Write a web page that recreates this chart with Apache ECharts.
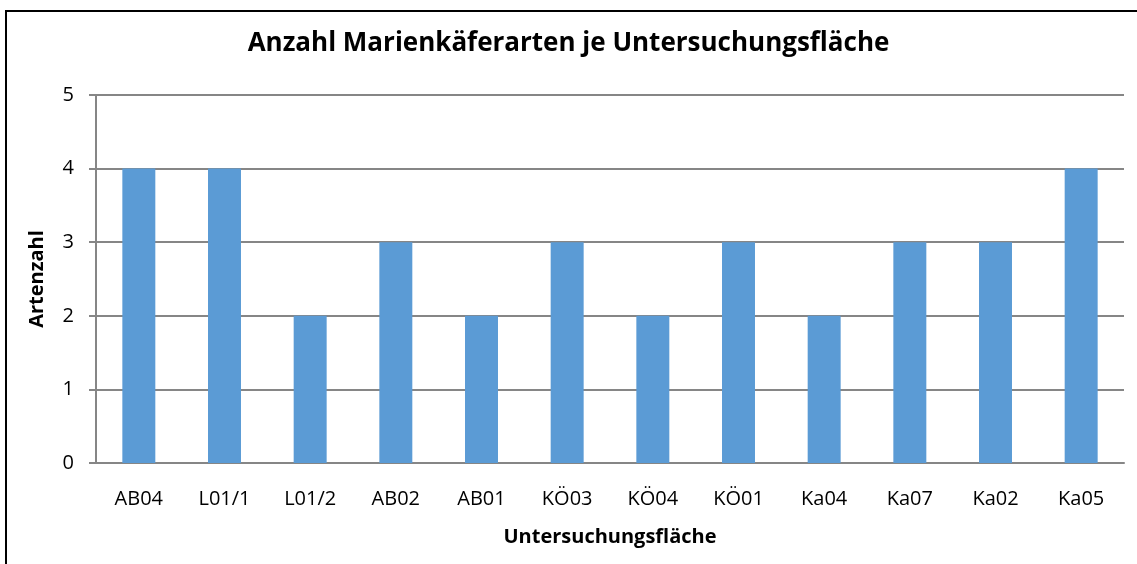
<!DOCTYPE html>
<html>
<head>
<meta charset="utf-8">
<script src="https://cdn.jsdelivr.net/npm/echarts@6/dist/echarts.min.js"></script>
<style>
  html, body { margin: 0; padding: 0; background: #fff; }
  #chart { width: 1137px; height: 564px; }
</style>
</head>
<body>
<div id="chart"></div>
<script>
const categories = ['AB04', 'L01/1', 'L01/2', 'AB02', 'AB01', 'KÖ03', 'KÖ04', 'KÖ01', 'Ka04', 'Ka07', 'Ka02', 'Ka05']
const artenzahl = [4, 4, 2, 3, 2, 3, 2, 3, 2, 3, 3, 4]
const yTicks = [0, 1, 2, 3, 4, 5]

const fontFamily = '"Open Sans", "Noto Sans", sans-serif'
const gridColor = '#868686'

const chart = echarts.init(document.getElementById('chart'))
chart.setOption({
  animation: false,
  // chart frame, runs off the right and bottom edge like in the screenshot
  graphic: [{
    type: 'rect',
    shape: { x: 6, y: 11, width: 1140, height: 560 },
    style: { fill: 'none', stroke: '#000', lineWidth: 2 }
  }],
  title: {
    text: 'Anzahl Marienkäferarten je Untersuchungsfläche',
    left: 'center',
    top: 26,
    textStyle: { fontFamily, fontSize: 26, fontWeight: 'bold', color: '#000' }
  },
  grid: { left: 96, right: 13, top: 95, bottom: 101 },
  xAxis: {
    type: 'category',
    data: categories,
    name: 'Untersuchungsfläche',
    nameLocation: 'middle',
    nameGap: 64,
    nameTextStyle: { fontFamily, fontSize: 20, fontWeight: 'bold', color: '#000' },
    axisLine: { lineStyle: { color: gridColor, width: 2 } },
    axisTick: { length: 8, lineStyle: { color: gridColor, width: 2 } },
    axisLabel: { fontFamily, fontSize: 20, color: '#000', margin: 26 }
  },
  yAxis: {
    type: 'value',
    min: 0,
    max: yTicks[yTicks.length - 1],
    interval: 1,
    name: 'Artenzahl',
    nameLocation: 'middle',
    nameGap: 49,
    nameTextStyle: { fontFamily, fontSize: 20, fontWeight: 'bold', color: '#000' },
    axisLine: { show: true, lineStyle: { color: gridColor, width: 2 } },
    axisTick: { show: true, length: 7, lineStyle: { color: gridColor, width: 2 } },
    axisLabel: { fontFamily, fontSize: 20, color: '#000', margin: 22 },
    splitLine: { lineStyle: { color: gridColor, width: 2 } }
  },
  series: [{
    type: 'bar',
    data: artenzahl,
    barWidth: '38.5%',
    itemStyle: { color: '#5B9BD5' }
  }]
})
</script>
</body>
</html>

****************

Quote each line of the listing exactly, but leave the pictures out.

Write a web page that recreates this chart with Apache ECharts.
<!DOCTYPE html>
<html>
<head>
<meta charset="utf-8">
<script src="https://cdn.jsdelivr.net/npm/echarts@6/dist/echarts.min.js"></script>
<style>
  html, body { margin: 0; padding: 0; background: #fff; }
  #chart { width: 1137px; height: 564px; }
</style>
</head>
<body>
<div id="chart"></div>
<script>
const categories = ['AB04', 'L01/1', 'L01/2', 'AB02', 'AB01', 'KÖ03', 'KÖ04', 'KÖ01', 'Ka04', 'Ka07', 'Ka02', 'Ka05']
const artenzahl = [4, 4, 2, 3, 2, 3, 2, 3, 2, 3, 3, 4]
const yTicks = [0, 1, 2, 3, 4, 5]

const fontFamily = '"Open Sans", "Noto Sans", sans-serif'
const gridColor = '#868686'

const chart = echarts.init(document.getElementById('chart'))
chart.setOption({
  animation: false,
  // chart frame, runs off the right and bottom edge like in the screenshot
  graphic: [{
    type: 'rect',
    shape: { x: 6, y: 11, width: 1140, height: 560 },
    style: { fill: 'none', stroke: '#000', lineWidth: 2 }
  }],
  title: {
    text: 'Anzahl Marienkäferarten je Untersuchungsfläche',
    left: 'center',
    top: 26,
    textStyle: { fontFamily, fontSize: 26, fontWeight: 'bold', color: '#000' }
  },
  grid: { left: 96, right: 13, top: 95, bottom: 101 },
  xAxis: {
    type: 'category',
    data: categories,
    name: 'Untersuchungsfläche',
    nameLocation: 'middle',
    nameGap: 64,
    nameTextStyle: { fontFamily, fontSize: 20, fontWeight: 'bold', color: '#000' },
    axisLine: { lineStyle: { color: gridColor, width: 2 } },
    axisTick: { length: 8, lineStyle: { color: gridColor, width: 2 } },
    axisLabel: { fontFamily, fontSize: 20, color: '#000', margin: 26 }
  },
  yAxis: {
    type: 'value',
    min: 0,
    max: yTicks[yTicks.length - 1],
    interval: 1,
    name: 'Artenzahl',
    nameLocation: 'middle',
    nameGap: 49,
    nameTextStyle: { fontFamily, fontSize: 20, fontWeight: 'bold', color: '#000' },
    axisLine: { show: true, lineStyle: { color: gridColor, width: 2 } },
    axisTick: { show: true, length: 7, lineStyle: { color: gridColor, width: 2 } },
    axisLabel: { fontFamily, fontSize: 20, color: '#000', margin: 22 },
    splitLine: { lineStyle: { color: gridColor, width: 2 } }
  },
  series: [{
    type: 'bar',
    data: artenzahl,
    barWidth: '38.5%',
    itemStyle: { color: '#5B9BD5' }
  }]
})
</script>
</body>
</html>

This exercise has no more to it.